Audience members take pictures of President Barack Obama in Tokyo, Japan

ABC/Jake Tapper—Calling himself “America’s first Pacific president,” President Barack Obama reaffirmed the alliance between the United States and Japan as one based on “equality and mutual respect,” and vowed to deepen the partnership moving forward.

Our alliance has endured because it reflects our common values — a belief in the democratic right of free people to choose their own leaders and realize their own dreams; a belief that made possible the election of both Prime Minister Hatoyama and myself on the promise of change,” the president told a crowd of Japanese leaders and citizens at Suntory Hall in Tokyo. “And together, we are committed to providing a new generation of leadership for our people, and our alliance.”

Obama said his commitment extends beyond Japan to the entire Pacific region, and that the U.S. is bound to these nations by a common past, prosperity and people.

He invoked his upbringing as a native of Hawaii with ties to Indonesia, telling the group that “the Pacific rim has helped shape my view of the world.”

The president said what happens in the region has a direct impact on American citizens.

 President Barack Obama  talks with South Korean President Lee Myung-bak during the Gala Dinner at the APEC Summit in Singapore

President Barack Obama talks with South Korean President Lee Myung-bak during the Gala Dinner at the APEC Summit in Singapore

This is where we engage in much of our commerce and buy many of our goods. And this is where we can export more of our own products and create jobs back home in the process,” Obama said.

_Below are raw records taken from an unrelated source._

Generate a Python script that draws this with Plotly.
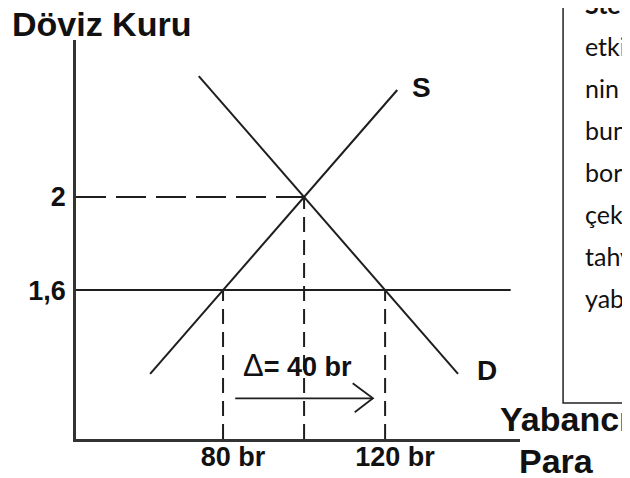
import plotly.graph_objects as go

# Veriler
x_ticks = [80, 120]
x_tick_labels = ["80 br", "120 br"]
y_ticks = [1.6, 2]
y_tick_labels = ["1,6", "2"]

supply_x = [62, 123]
supply_y = [1.24, 2.46]
demand_x = [74, 138]
demand_y = [2.52, 1.24]

eq_q = 100
eq_rate = 2
rate_low = 1.6
q_low = 80
q_high = 120
rate_line_end = 151

arrow_x = [83, 117]
arrow_y = 1.135
delta_text = "<span style='font-size:31px'>Δ</span><b>= 40 br</b>"

box_lines = ["<b>Sterilizasyon</b>", "etkisi", "nin m", "bunu", "borçlanma",
             "çekme", "tahvil", "yabancı"]

x_range = [43.7, 153.3]
y_range = [0.96, 2.675]

LINE = "#1e1e1e"
FONT = "Liberation Sans"

fig = go.Figure()

# arz ve talep eğrileri
fig.add_trace(go.Scatter(x=supply_x, y=supply_y, mode="lines",
                         line=dict(color=LINE, width=2)))
fig.add_trace(go.Scatter(x=demand_x, y=demand_y, mode="lines",
                         line=dict(color=LINE, width=2)))

# 1,6 seviyesindeki düz çizgi
fig.add_trace(go.Scatter(x=[x_range[0], rate_line_end], y=[rate_low, rate_low],
                         mode="lines", line=dict(color=LINE, width=2)))

# denge kesikli çizgileri
fig.add_trace(go.Scatter(x=[x_range[0], eq_q], y=[eq_rate, eq_rate], mode="lines",
                         line=dict(color=LINE, width=2, dash="30px,10px")))
fig.add_trace(go.Scatter(x=[eq_q, eq_q], y=[y_range[0], eq_rate], mode="lines",
                         line=dict(color=LINE, width=2, dash="15px,8px")))
for q in (q_low, q_high):
    fig.add_trace(go.Scatter(x=[q, q], y=[y_range[0], rate_low], mode="lines",
                             line=dict(color=LINE, width=2, dash="15px,8px")))

# ok (açık uçlu)
tip = arrow_x[1]
fig.add_trace(go.Scatter(
    x=[arrow_x[0], tip, None, tip - 5, tip, tip - 4.5],
    y=[arrow_y, arrow_y, None, arrow_y + 0.065, arrow_y, arrow_y - 0.06],
    mode="lines", line=dict(color=LINE, width=1.8)))

fig.update_traces(showlegend=False, hoverinfo="skip")

lbl = dict(family=FONT, size=28, color="#111", weight="bold")
big = dict(family=FONT, size=34, color="#111", weight="bold")
anns = [
    dict(x=-0.148, y=1.04, xref="paper", yref="paper", text="Döviz Kuru",
         xanchor="left", yanchor="middle", font=big),
    dict(x=129.1, y=2.473, text="S", xanchor="center", yanchor="middle", font=lbl),
    dict(x=145.2, y=1.256, text="D", xanchor="center", yanchor="middle", font=lbl),
    dict(x=98.4, y=1.277, text=delta_text, xanchor="center", yanchor="middle",
         font=dict(family=FONT, size=27, color="#111")),
    dict(x=0.95, y=0.05, xref="paper", yref="paper", text="Yabancı",
         xanchor="left", yanchor="middle", font=big),
    dict(x=0.993, y=-0.055, xref="paper", yref="paper", text="Para",
         xanchor="left", yanchor="middle", font=big),
]
for i, t in enumerate(box_lines):
    py = 4 + 42 * i
    anns.append(dict(x=1.142, y=(439 - py) / 399, xref="paper", yref="paper", text=t,
                     xanchor="left", yanchor="middle",
                     font=dict(family="Lato", size=25, color="#111")))
for a in anns:
    a["showarrow"] = False

tickfont = dict(family=FONT, size=27, color="#111", weight="bold")
# sayfa gövdesinin 8px kenar boşluğu hesaba katılarak kaydırıldı
fig.update_layout(
    width=630, height=478,
    margin=dict(l=68, r=118, t=32, b=47, autoexpand=False),
    plot_bgcolor="white", paper_bgcolor="white",
    annotations=anns,
    shapes=[dict(type="rect", xref="paper", yref="paper", x0=1.097, x1=2.0,
                 y0=0.09, y1=1.5, line=dict(color="#222", width=1.5))],
    xaxis=dict(range=x_range, showgrid=False, zeroline=False, showline=True,
               automargin=False,
               linecolor="#333", linewidth=2.5, tickmode="array", tickvals=x_ticks,
               ticktext=x_tick_labels, ticks="", ticklabelshift=10, ticklabelstandoff=-8,
               tickfont=tickfont),
    yaxis=dict(range=y_range, showgrid=False, zeroline=False, showline=True,
               automargin=False,
               linecolor="#333", linewidth=2.5, tickmode="array", tickvals=y_ticks,
               ticktext=y_tick_labels, ticks="", ticklabelstandoff=2,
               tickfont=tickfont),
)

fig.write_html("out.html")
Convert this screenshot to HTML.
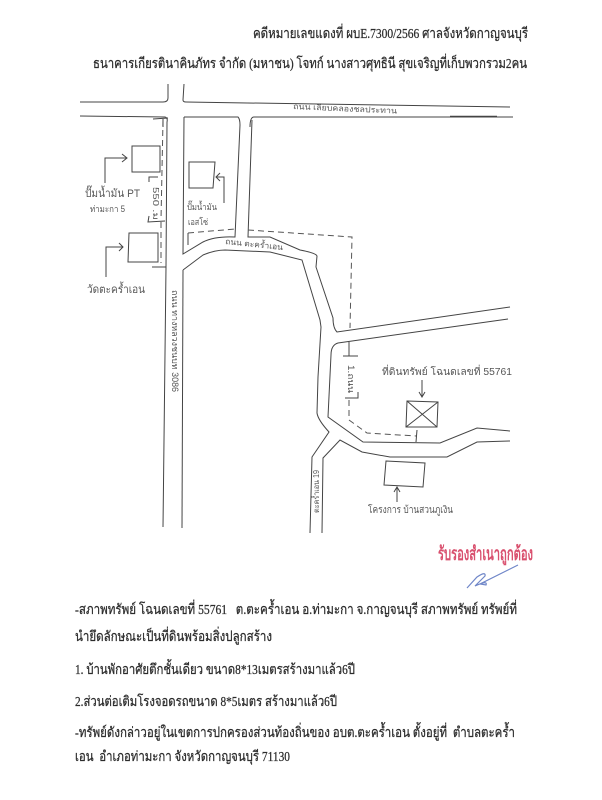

The president also spoke about common challenges, focusing on the nuclear threat posed by Iran and North Korea.

As he has in the past, the president said Pyongyang has a clear choice: continue to pursue weapons and further isolate itself, or return to the six-party talks on a path to peace.

We will not be cowed by threats, and we will continue to send a clear message through our actions and not just our words: North Korea’s refusal to meet its international obligations will lead only to less security — not more,” Obama said.

Before departing Japan, Obama will sit down for lunch with the emperor and empress.